Acrobatic Gorton flips on mine vote

It's called trying to have your cake and eat it too.

In a characteristic hair-splitting act, Sen. Slade Gorton of Washington voted against his own legislation permitting the Crown Jewel Mine in Okanogan County.

This incident dramatically illustrates why it can be misleading to depend only on the voting record of our elected representatives.

Gorton first infuriated opponents of the proposed gold mine by inserting a provision to allow the project into the spending bill funding the military campaign in the Balkans. The bill also provides humanitarian relief for Balkan refugees and Honduran hurricane victims.

Critics castigated Gorton for callously capitalizing on humanitarian efforts to stop ethnic cleansing in order to further the economic interest of the mining industry.

We agreed with those critics because Gorton's amendment overturns a provision of the 1872 Mining Law that forbids using more than five acres of public land to dump waste materials from mining operations. Crown Jewel cannot fit all of its cyanide-leached wastes into five acres, so the federal government rightly invoked the mining law to refuse a permit to the mine.

The mining act needs reforms that are subject to full and fair debate.

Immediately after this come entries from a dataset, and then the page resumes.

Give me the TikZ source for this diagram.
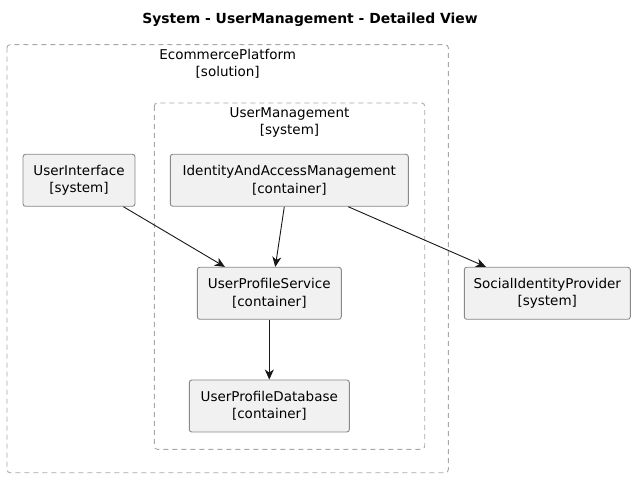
\documentclass[tikz,border=0pt]{standalone}
\usepackage{fontspec}
\setmainfont{DejaVu Sans}
\usetikzlibrary{arrows.meta,calc}
\definecolor{boxfill}{HTML}{F1F1F1}
\definecolor{boxline}{HTML}{888888}
\definecolor{dashline}{HTML}{A8A8A8}
\definecolor{arrline}{HTML}{181818}
\tikzset{
  elem/.style={draw=boxline, line width=0.9pt, fill=boxfill, rounded corners=2.5pt,
    align=center, inner sep=0pt, minimum height=52pt,
    font=\fontsize{13.5}{17.3}\selectfont},
  grp/.style={draw=dashline, line width=0.9pt, dash pattern=on 5pt off 4pt, rounded corners=3pt},
  grplabel/.style={align=center, inner sep=0pt, font=\fontsize{13.5}{17}\selectfont},
  arr/.style={draw=arrline, line width=0.9pt, -{Stealth[length=10pt,width=9pt,inset=3pt]}}
}
\begin{document}
\begin{tikzpicture}[x=1pt,y=-1pt]
\useasboundingbox[fill=white] (0,0) rectangle (635,478);
\node[font=\bfseries\fontsize{13.9}{16}\selectfont, inner sep=0pt] (title) at (310,20) {System - UserManagement - Detailed View};
% groups
\draw[grp] (7,44.7) rectangle (448.3,472.7);
\node[grplabel] (ecl) at (227.7,64) {EcommercePlatform\\{[solution]}};
\draw[grp] (154.3,103) rectangle (424.7,449.3);
\node[grplabel] (uml) at (289.5,122.5) {UserManagement\\{[system]}};
% elements
\node[elem, minimum width=112pt] (ui) at (79,180.3) {UserInterface\\{[system]}};
\node[elem, minimum width=238pt] (iam) at (289.3,180.3) {IdentityAndAccessManagement\\{[container]}};
\node[elem, minimum width=144pt] (ups) at (269.3,293.3) {UserProfileService\\{[container]}};
\node[elem, minimum width=160pt] (upd) at (269.3,406) {UserProfileDatabase\\{[container]}};
\node[elem, minimum width=166pt] (sip) at (547.3,293.3) {SocialIdentityProvider\\{[system]}};
% connectors
\draw[arr] ([xshift=-12pt]ui.south east) -- ([xshift=28pt]ups.north west);
\draw[arr] ([xshift=-5pt]iam.south) -- ([xshift=6pt]ups.north);
\draw[arr] ([xshift=59pt]iam.south) -- ([xshift=22pt]sip.north west);
\draw[arr] (ups.south) -- (upd.north);
\end{tikzpicture}
\end{document}
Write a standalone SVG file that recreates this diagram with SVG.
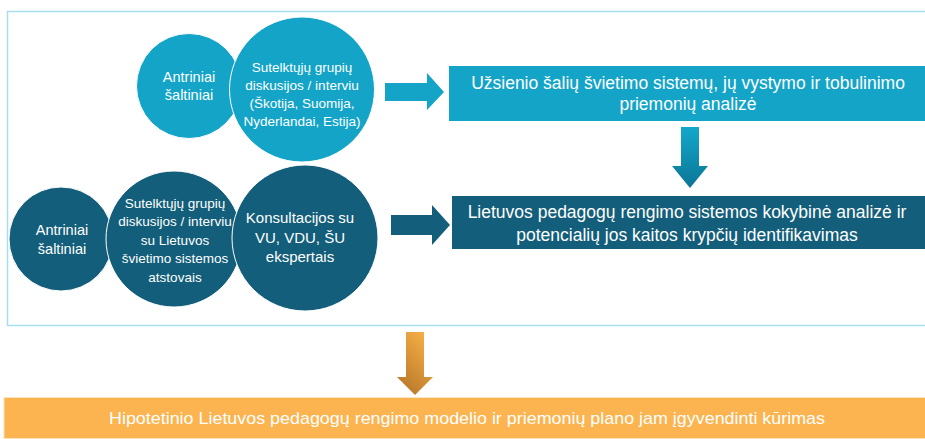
<svg xmlns="http://www.w3.org/2000/svg" width="925" height="439" viewBox="0 0 925 439">
<defs>
<style>
.t{font-family:"Liberation Sans",Arial,sans-serif;fill:#fff;text-anchor:middle}
.lb{fill:#13A4C8}
.dk{fill:#135E7A}
.cl{stroke:#fff;stroke-width:1}
</style>
<linearGradient id="gDown" x1="0" y1="0" x2="0" y2="1">
<stop offset="0" stop-color="#14A8CC"/>
<stop offset="1" stop-color="#0B7595"/>
</linearGradient>
<linearGradient id="gOr" x1="0.8" y1="0" x2="0.2" y2="1">
<stop offset="0" stop-color="#F8B045"/>
<stop offset="1" stop-color="#B6762A"/>
</linearGradient>
</defs>
<rect x="0" y="0" width="925" height="439" fill="#fff"/>
<rect id="frame" x="7.5" y="11.5" width="930" height="314" fill="none" stroke="#A9DDF0" stroke-width="1.5"/>

<g id="top-antriniai">
<circle class="lb cl" cx="189" cy="86" r="52.5"/>
<text class="t" font-size="14.5"><tspan x="189" y="82">Antriniai</tspan><tspan x="189" y="100">šaltiniai</tspan></text>
</g>
<g id="top-grupes">
<circle class="lb cl" cx="302" cy="89.5" r="72.5"/>
<text class="t" font-size="13.5"><tspan x="302" y="72">Sutelktųjų grupių</tspan><tspan x="302" y="90">diskusijos / interviu</tspan><tspan x="302" y="108">(Škotija, Suomija,</tspan><tspan x="302" y="126">Nyderlandai, Estija)</tspan></text>
</g>

<g id="bot-antriniai">
<circle class="dk cl" cx="61" cy="239" r="52"/>
<text class="t" font-size="14.5"><tspan x="62" y="235">Antriniai</tspan><tspan x="62" y="254">šaltiniai</tspan></text>
</g>
<g id="bot-grupes">
<circle class="dk cl" cx="174" cy="239" r="68"/>
<text class="t" font-size="13.5"><tspan x="175" y="208">Sutelktųjų grupių</tspan><tspan x="175" y="226">diskusijos / interviu</tspan><tspan x="175" y="245">su Lietuvos</tspan><tspan x="175" y="263">švietimo sistemos</tspan><tspan x="175" y="282">atstovais</tspan></text>
</g>
<g id="bot-konsultacijos">
<circle class="dk cl" cx="305" cy="238" r="73"/>
<text class="t" font-size="15"><tspan x="300" y="223">Konsultacijos su</tspan><tspan x="300" y="243">VU, VDU, ŠU</tspan><tspan x="300" y="262">ekspertais</tspan></text>
</g>

<g id="box-uzsienio">
<rect class="lb" x="449" y="66" width="476" height="55"/>
<text class="t" font-size="17.5"><tspan x="688" y="89">Užsienio šalių švietimo sistemų, jų vystymo ir tobulinimo</tspan><tspan x="688" y="110">priemonių analizė</tspan></text>
</g>
<g id="box-lietuvos">
<rect class="dk" x="452" y="196" width="473" height="53"/>
<text class="t" font-size="17.5"><tspan x="687" y="218">Lietuvos pedagogų rengimo sistemos kokybinė analizė ir</tspan><tspan x="687" y="241">potencialių jos kaitos krypčių identifikavimas</tspan></text>
</g>
<g id="box-hipotetinio">
<rect x="4" y="397.5" width="925" height="41" fill="#FBB44F" stroke="#FDE3BC" stroke-width="1"/>
<text class="t" font-size="17" x="467" y="424" textLength="716" lengthAdjust="spacingAndGlyphs">Hipotetinio Lietuvos pedagogų rengimo modelio ir priemonių plano jam įgyvendinti kūrimas</text>
</g>

<g id="connectors">
<polygon class="lb" points="385,83 427,83 427,73 444,92 427,110 427,101 385,101"/>
<polygon class="dk" points="391,215 432,215 432,205 450,225 432,245 432,235 391,235"/>
<polygon fill="url(#gDown)" points="681,127 699,127 699,166 708,166 690,188 672,166 681,166"/>
<polygon fill="url(#gOr)" points="406,332 424,332 424,377 433,377 415,395 397,377 406,377"/>
</g>
</svg>
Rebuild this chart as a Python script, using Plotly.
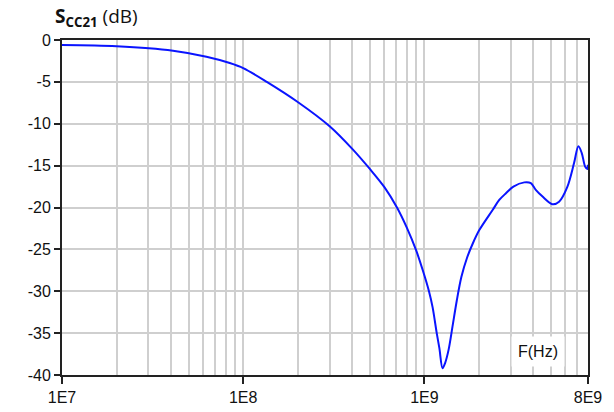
import math
import plotly.graph_objects as go

freq_hz = [1.0e7, 2.0e7, 4.1e7, 6.27e7, 8.43e7, 1.0e8, 1.35e8, 2.0e8, 3.0e8, 4.0e8,
           5.0e8, 6.03e8, 7.06e8, 8.0e8, 9.0e8, 9.8e8, 1.06e9, 1.11e9, 1.17e9,
           1.21e9, 1.26e9, 1.30e9, 1.36e9, 1.43e9, 1.51e9, 1.60e9, 1.72e9, 1.85e9,
           2.01e9, 2.38e9, 2.59e9, 2.82e9, 3.1e9, 3.56e9, 3.87e9, 4.12e9, 4.49e9,
           5.09e9, 5.54e9, 6.16e9, 6.70e9, 7.08e9, 7.39e9, 7.71e9, 7.94e9, 8.0e9]
s_cc21_db = [-0.6, -0.75, -1.28, -2.0, -2.75, -3.35, -5.0, -7.4, -10.3, -13.0,
             -15.4, -17.6, -20.0, -22.4, -25.1, -27.5, -30.0, -31.9, -35.0,
             -36.8, -39.2, -38.6, -37.0, -34.2, -31.1, -28.3, -26.0, -24.3,
             -22.7, -20.3, -19.1, -18.3, -17.5, -17.0, -17.1, -17.9, -18.7,
             -19.6, -19.3, -17.5, -14.7, -12.7, -13.5, -15.1, -15.4, -14.9]

x_tick_vals = [1e7, 1e8, 1e9, 8e9]
x_tick_text = ["1E7", "1E8", "1E9", "8E9"]
y_tick_vals = [0, -5, -10, -15, -20, -25, -30, -35, -40]
y_tick_text = ["0", "-5", "-10", "-15", "-20", "-25", "-30", "-35", "-40"]

minor_vals = [m * 10 ** e for e in (7, 8, 9) for m in range(2, 10) if m * 10 ** e <= 8e9]

fig = go.Figure()
fig.add_trace(go.Scatter(
    x=freq_hz, y=s_cc21_db, mode="lines",
    line=dict(color="#0a14ff", width=2, shape="spline", smoothing=0.9),
    hoverinfo="skip", showlegend=False,
))

font_ticks = dict(family="Liberation Sans, Arial, sans-serif", size=16, color="#111")

fig.update_layout(
    width=614, height=412,
    margin=dict(l=62, r=26, t=40, b=37),
    paper_bgcolor="white", plot_bgcolor="white",
    xaxis=dict(
        type="log", range=[7, math.log10(8e9)], automargin=False,
        tickmode="array", tickvals=x_tick_vals, ticktext=x_tick_text,
        ticks="outside", ticklen=7, tickwidth=1.5, tickcolor="#222",
        showgrid=True, gridcolor="#cfcfcf", gridwidth=1.5,
        minor=dict(tickmode="array", tickvals=minor_vals, showgrid=True,
                   gridcolor="#cfcfcf", gridwidth=1.5, ticks=""),
        showline=True, linecolor="#222", linewidth=2, mirror=True,
        tickfont=font_ticks, zeroline=False,
    ),
    yaxis=dict(
        range=[-40, 0], automargin=False,
        tickmode="array", tickvals=y_tick_vals, ticktext=y_tick_text,
        ticks="outside", ticklen=6, tickwidth=1.5, tickcolor="#222",
        showgrid=True, gridcolor="#cfcfcf", gridwidth=1.5,
        showline=True, linecolor="#222", linewidth=2, mirror=True,
        tickfont=font_ticks, zeroline=False,
    ),
    annotations=[
        dict(xref="paper", yref="paper", x=-0.017, y=1.0, yshift=23,
             xanchor="left", yanchor="middle", showarrow=False,
             text="<b>S</b><sub><b>CC21</b></sub> (dB)",
             font=dict(family="Open Sans, sans-serif", size=19, color="#111")),
        dict(xref="paper", yref="paper", x=0.905, y=0.07,
             xanchor="center", yanchor="middle", showarrow=False,
             text="F(Hz)", bgcolor="white", borderpad=6,
             font=dict(family="Liberation Sans, Arial, sans-serif", size=16, color="#111")),
    ],
)

fig.write_html("out.html", config={"displayModeBar": False},
               post_script="document.body.style.margin='0';")
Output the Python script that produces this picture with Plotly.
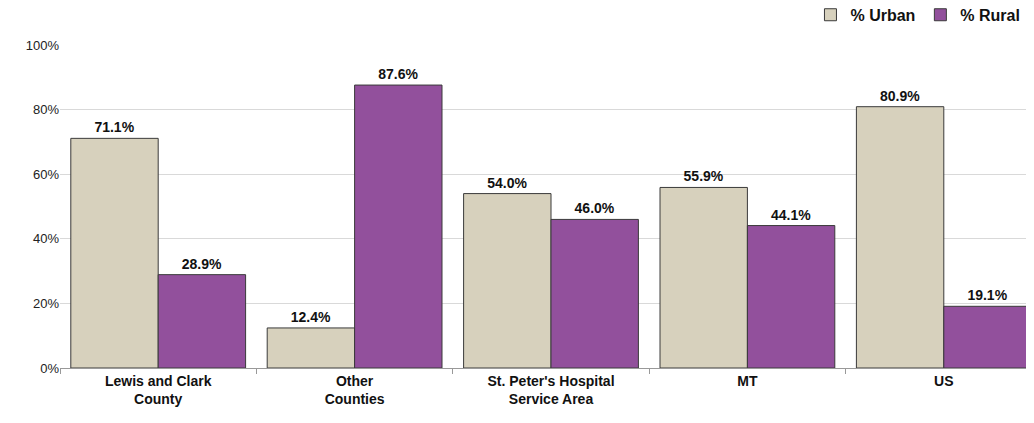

But to change the act in this fashion was both inappropriate and irresponsible.

When the final vote was taken on the spending package on the floor, Gorton voted no - even though his vote, in effect, negated his support for the mine.

"I have opposed the war from the beginning and will not support it now," he said, acknowledging that Kosovo, not the mine, was what mattered most.

Gorton rightly counted on the urgency of the Kosovo crisis to cause members of the Congress, many of whom vociferously opposed his amendment, to acquiesce.

So now citizen who read the record will see this: Gorton, who was its prime supporter, voted against the Crown Jewel Mine. Sen. Patty Murray, D-Wash., who opposed the mine, is recorded as voting for it because she favors using the military to prevent ethnic cleansing in Kosovo.

By voting against the gold mine he champions, Gorton did make one thing crystal clear. His critics were right all along: his amendment didn't belong in the spending bill.